Retype only what runs from the first line of the listing to the line holding "import pandas as pd", both included. Do not retype the pictures.

========

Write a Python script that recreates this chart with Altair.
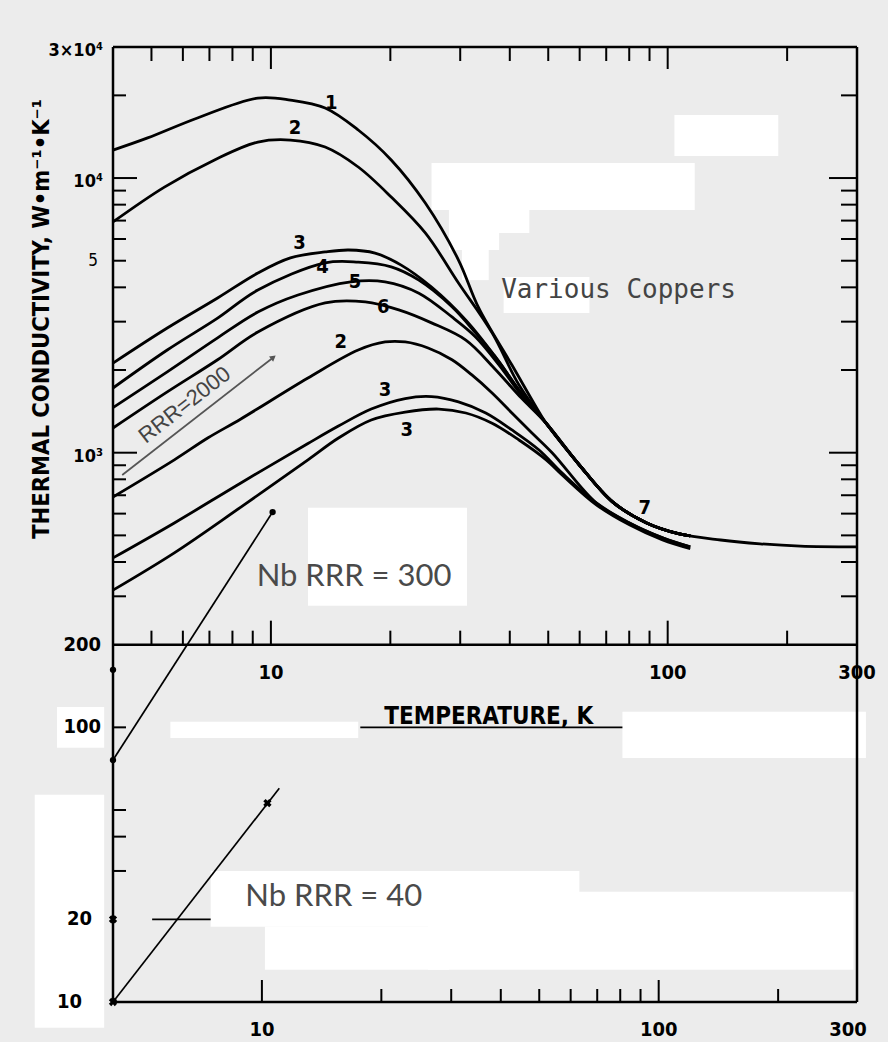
import altair as alt
import pandas as pd

# ---------------- copper curves: temperature T (K), conductivity K (W/m/K) ----------------
c1_T = [4, 4.89, 6.53, 9.27, 11.2, 13.7, 16.6, 20.1, 24.5, 29.7, 33.4, 40.5, 47.4]
c1_K = [12640, 14000, 16550, 19550, 19230, 17990, 14960, 11640, 8110, 5030, 3365, 2085, 1406]
c2_T = [4, 5.39, 7.21, 9.27, 11.2, 13.7, 16.6, 20.1, 24.5, 29.7, 36.1, 42.2]
c2_K = [6920, 9270, 11640, 13520, 13750, 12970, 10970, 8530, 6310, 4150, 2730, 1764]
c3_T = [4, 5.48, 7.34, 9.27, 11.2, 13.7, 15.7, 18.3, 21.3, 25.4, 31.0, 36.5, 42.2]
c3_K = [2120, 2845, 3660, 4510, 5120, 5380, 5470, 5330, 4820, 4010, 3040, 2270, 1690]
c4_T = [4, 5.48, 7.34, 9.27, 13.7, 16.6, 20.1, 23.6, 28.6, 32.8, 37.6, 42.2]
c4_K = [1720, 2365, 3090, 3910, 4910, 4940, 4750, 4250, 3400, 2730, 2140, 1690]
c5_T = [4, 5.48, 7.34, 9.27, 11.7, 15.9, 19.4, 23.6, 28.6, 32.8, 37.6, 42.8]
c5_K = [1460, 1970, 2620, 3250, 3750, 4190, 4190, 3810, 3120, 2640, 2085, 1620]
c6_T = [4, 5.48, 7.34, 9.27, 13.7, 17.3, 21.0, 25.4, 31.0, 36.5, 42.8]
c6_K = [1230, 1665, 2180, 2750, 3510, 3540, 3310, 2970, 2570, 2035, 1580]
# common high-temperature tail of curves 1-6
up_T = [49.4, 59.9, 72.6, 88.5, 107, 114]
up_K = [1280, 902, 662, 555, 506, 498]
# curve 7 (continues to room temperature)
c7_T = [49.4, 59.9, 72.6, 88.5, 107, 136, 171, 216, 300]
c7_K = [1280, 902, 662, 555, 506, 481, 466, 457, 454]
# lower group
c2b_T = [4, 5.71, 6.93, 8.40, 12.4, 16.6, 19.4, 21.8, 24.9, 28.6, 32.1, 36.1, 40.5, 45.5, 51.2]
c2b_K = [690, 942, 1131, 1327, 1871, 2365, 2530, 2530, 2406, 2180, 1919, 1650, 1395, 1180, 998]
c3a_T = [4, 5.71, 8.40, 12.4, 14.8, 17.9, 21.8, 25.4, 29.7, 34.8, 40.5, 47.4]
c3a_K = [414, 555, 776, 1080, 1250, 1442, 1575, 1600, 1531, 1395, 1210, 1023]
lo_T = [44.8, 54.2, 66.1, 80.1, 97.1, 114]
lo_K = [1080, 843, 656, 555, 490, 454]
c3b_T = [4, 5.71, 8.40, 12.4, 14.8, 17.9, 21.8, 26.5, 31.0, 36.1, 42.2, 49.4,
         54.2, 66.1, 80.1, 97.1, 114]
c3b_K = [316, 432, 634, 942, 1131, 1316, 1406, 1442, 1395, 1280, 1112, 942,
         830, 646, 546, 481, 447]

# curve number labels
lab_text = ["1", "2", "3", "4", "5", "6", "2", "3", "3", "7"]
lab_T = [14.2, 11.5, 11.8, 13.5, 16.3, 19.2, 15.0, 19.4, 22.0, 87.5]
lab_K = [18750, 15210, 5800, 4750, 4190, 3400, 2530, 1690, 1210, 630]

# straight annotation segments (Nb lines, RRR arrow, underline, dash)
seg_name = ["nb300", "nb40", "rrr", "underline", "dash"]
seg_T1 = [4, 4, 4.22, 16.8, 5.02]
seg_K1 = [76, 10, 830, 100, 20]
seg_T2 = [10.1, 10.5, 10.1, 76.9, 7.05]
seg_K2 = [608, 60, 2213, 100, 20]

nb_dot_T = [4, 4, 10.1]
nb_dot_K = [76, 162, 608]
cross_T = [4, 4, 9.8]
cross_K = [10, 20, 53]

# axis ticks
minor_T = [5, 6, 7, 8, 9, 20, 30, 40, 50, 60, 70, 80, 90, 200]
major_T = [10, 100]
bottom_minor_T = [20, 30, 40, 50, 60, 70, 80, 90, 200]
left_minor_K = [20000, 9000, 8000, 7000, 6000, 5000, 4000, 3000, 2000,
                900, 800, 700, 600, 500, 400, 300, 100, 50, 40, 30]
right_minor_K = [20000, 9000, 8000, 7000, 6000, 5000, 4000, 3000, 2000,
                 900, 800, 700, 600, 500, 400, 300]
major_K = [10000, 1000]

# axis tick labels
x_label_values = [10, 100, 300]
x_label_text = ["10", "100", "300"]
y_small_values = [30000, 10000, 1000]
y_small_text = ["3×10⁴", "10⁴", "10³"]
y_big_values = [200, 100]
y_big_text = ["200", "100"]

# white paper patches of the scan (T1, T2, K1, K2)
box_T1 = [104, 25.4, 28.1, 28.1, 30.3, 38.6, 12.4, 5.58, 76.9, 24.9, 9.66, 7.05, 2.54, 2.89]
box_T2 = [190, 117, 44.8, 37.6, 35.4, 63.5, 31.2, 16.6, 316, 294, 28.1, 59.9, 3.80, 3.80]
box_K1 = [12030, 7650, 6310, 5470, 4250, 3225, 277, 91.5, 77.4, 13.1, 13.1, 18.8, 8.05, 84.2]
box_K2 = [16960, 11340, 7650, 6310, 5470, 4360, 630, 104.7, 114, 25.2, 18.8, 30, 56.8, 118.7]

# ---------------- build ----------------
COND = "DejaVu Sans Condensed, Liberation Sans Narrow, Liberation Sans, sans-serif"
XS = alt.Scale(type="log", domain=[4, 300], nice=False)
YS = alt.Scale(type="log", domain=[10, 30000], nice=False)


def X(f="T"):
    return alt.X(f"{f}:Q", scale=XS, axis=None)


def Y(f="K"):
    return alt.Y(f"{f}:Q", scale=YS, axis=None)


rows = []
curves = [
    ("1", c1_T + up_T, c1_K + up_K),
    ("2", c2_T + up_T, c2_K + up_K),
    ("3", c3_T + up_T, c3_K + up_K),
    ("4", c4_T + up_T, c4_K + up_K),
    ("5", c5_T + up_T, c5_K + up_K),
    ("6", c6_T + up_T, c6_K + up_K),
    ("7", c7_T, c7_K),
    ("2b", c2b_T + lo_T[2:], c2b_K + lo_K[2:]),
    ("3a", c3a_T + lo_T[1:], c3a_K + lo_K[1:]),
    ("3b", c3b_T, c3b_K),
]
for name, ts, ks in curves:
    for i, (t, k) in enumerate(zip(ts, ks)):
        rows.append({"curve": name, "i": i, "T": t, "K": k})
curve_df = pd.DataFrame(rows)

boxes_df = pd.DataFrame({"T1": box_T1, "T2": box_T2, "K1": box_K1, "K2": box_K2})
boxes = alt.Chart(boxes_df).mark_rect(color="white").encode(
    x=X("T1"), x2="T2:Q", y=Y("K1"), y2="K2:Q")

hframe = alt.Chart(pd.DataFrame({"K": [30000, 200, 10], "T1": [4, 4, 4], "T2": [300, 300, 300]})).mark_rule(
    color="black", strokeWidth=2.5).encode(x=X("T1"), x2="T2:Q", y=Y("K"))
vframe = alt.Chart(pd.DataFrame({"T": [4, 300], "K1": [10, 10], "K2": [30000, 30000]})).mark_rule(
    color="black", strokeWidth=2.5).encode(x=X("T"), y=Y("K1"), y2="K2:Q")


def ticks(ts, ks, orient, size, xoff=0, yoff=0):
    df = pd.DataFrame({"T": ts, "K": ks})
    return alt.Chart(df).mark_tick(orient=orient, size=size, thickness=2, color="black",
                                   xOffset=xoff, yOffset=yoff, opacity=1).encode(x=X(), y=Y())


tick_layers = [
    ticks(minor_T, [30000] * len(minor_T), "vertical", 14, yoff=7),
    ticks(major_T, [30000] * len(major_T), "vertical", 22, yoff=11),
    ticks(minor_T, [200] * len(minor_T), "vertical", 14, yoff=-7),
    ticks(major_T, [200] * len(major_T), "vertical", 24, yoff=-12),
    ticks(bottom_minor_T, [10] * len(bottom_minor_T), "vertical", 13, xoff=-9, yoff=-6.5),
    ticks(major_T, [10] * len(major_T), "vertical", 22, xoff=-9, yoff=-11),
    ticks([4] * len(left_minor_K), left_minor_K, "horizontal", 13, xoff=6.5),
    ticks([4] * len(major_K), major_K, "horizontal", 24, xoff=12),
    ticks([300] * len(right_minor_K), right_minor_K, "horizontal", 16, xoff=-8),
    ticks([300] * len(major_K), major_K, "horizontal", 28, xoff=-14),
]

curves_layer = alt.Chart(curve_df).mark_line(
    color="black", strokeWidth=2.8, interpolate="catmull-rom").encode(
    x=X(), y=Y(), detail="curve:N", order="i:Q")

seg_df = pd.DataFrame({"name": seg_name, "T1": seg_T1, "K1": seg_K1, "T2": seg_T2, "K2": seg_K2})
segs_black = alt.Chart(seg_df[seg_df["name"] != "rrr"]).mark_rule(
    color="black", strokeWidth=1.7).encode(x=X("T1"), y=Y("K1"), x2="T2:Q", y2="K2:Q")
segs_grey = alt.Chart(seg_df[seg_df["name"] == "rrr"]).mark_rule(
    color="#555555", strokeWidth=1.8).encode(x=X("T1"), y=Y("K1"), x2="T2:Q", y2="K2:Q")

arrow = alt.Chart(pd.DataFrame({"T": [seg_T2[2]], "K": [seg_K2[2]]})).mark_point(
    shape="triangle", filled=True, angle=52, size=45, color="#555555", opacity=1).encode(x=X(), y=Y())
dots = alt.Chart(pd.DataFrame({"T": nb_dot_T, "K": nb_dot_K})).mark_circle(
    size=40, color="black", opacity=1).encode(x=X(), y=Y())
crosses = alt.Chart(pd.DataFrame({"T": cross_T, "K": cross_K})).mark_point(
    shape="cross", filled=True, angle=45, size=70, color="black", opacity=1).encode(x=X(), y=Y())


def text_layer(texts, ts, ks, size, font=COND, weight="bold", color="black",
               align="center", baseline="middle", dx=0, dy=0, angle=0):
    df = pd.DataFrame({"t": texts, "T": ts, "K": ks})
    kw = dict(font=font, fontWeight=weight, fontSize=size, color=color,
              align=align, baseline=baseline, dx=dx, dy=dy)
    if angle:
        kw["angle"] = angle
    return alt.Chart(df).mark_text(**kw).encode(x=X(), y=Y(), text="t:N")


texts = [
    # curve numbers
    text_layer(lab_text, lab_T, lab_K, 20),
    # x tick labels on the K = 200 line and on the bottom line
    text_layer(x_label_text, x_label_values, [200] * 3, 20, dy=28),
    text_layer(x_label_text, x_label_values, [10] * 3, 20, dy=28, dx=-9),
    # y tick labels
    text_layer(y_small_text, [4] * 3, y_small_values, 18, align="right", dx=-10, dy=4),
    text_layer(["5"], [4], [5000], 17, align="right", dx=-15, weight="normal"),
    text_layer(y_big_text, [4] * 2, y_big_values, 20, align="right", dx=-12),
    text_layer(["20"], [4], [20], 20, align="right", dx=-21),
    text_layer(["10"], [4], [10], 20, align="right", dx=-31),
    # axis titles
    text_layer(["TEMPERATURE, K"], [35.4], [100], 24, baseline="alphabetic", dy=-3),
    text_layer(["THERMAL CONDUCTIVITY, W•m⁻¹•K⁻¹"], [2.65], [3070], 23.5, angle=270),
    # annotations
    text_layer(["RRR=2000"], [6.06], [1493], 22, font="Liberation Sans, sans-serif",
               weight="normal", color="#444444", angle=322),
    text_layer(["Various Coppers"], [75.2], [3910], 26, font="DejaVu Sans Mono, monospace",
               weight="normal", color="#444444"),
    text_layer(["Nb RRR = 300", "Nb RRR = 40"], [16.2, 14.4], [353, 24.1], 31,
               font="Lato, Open Sans, sans-serif", weight="normal", color="#4a4a4a"),
]

chart = alt.layer(
    boxes, hframe, vframe, *tick_layers, curves_layer, segs_black, segs_grey,
    arrow, dots, crosses, *texts
).properties(
    width=744, height=955,
    padding={"left": 113, "top": 47, "right": 31, "bottom": 40},
    autosize=alt.AutoSizeParams(type="none"),
).configure(background="#ececec").configure_view(stroke=None)

chart.save("out.html", embed_options={"renderer": "svg", "actions": False})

========

### Correct answer
Write a Python script that recreates this chart with Altair.
import altair as alt
import pandas as pd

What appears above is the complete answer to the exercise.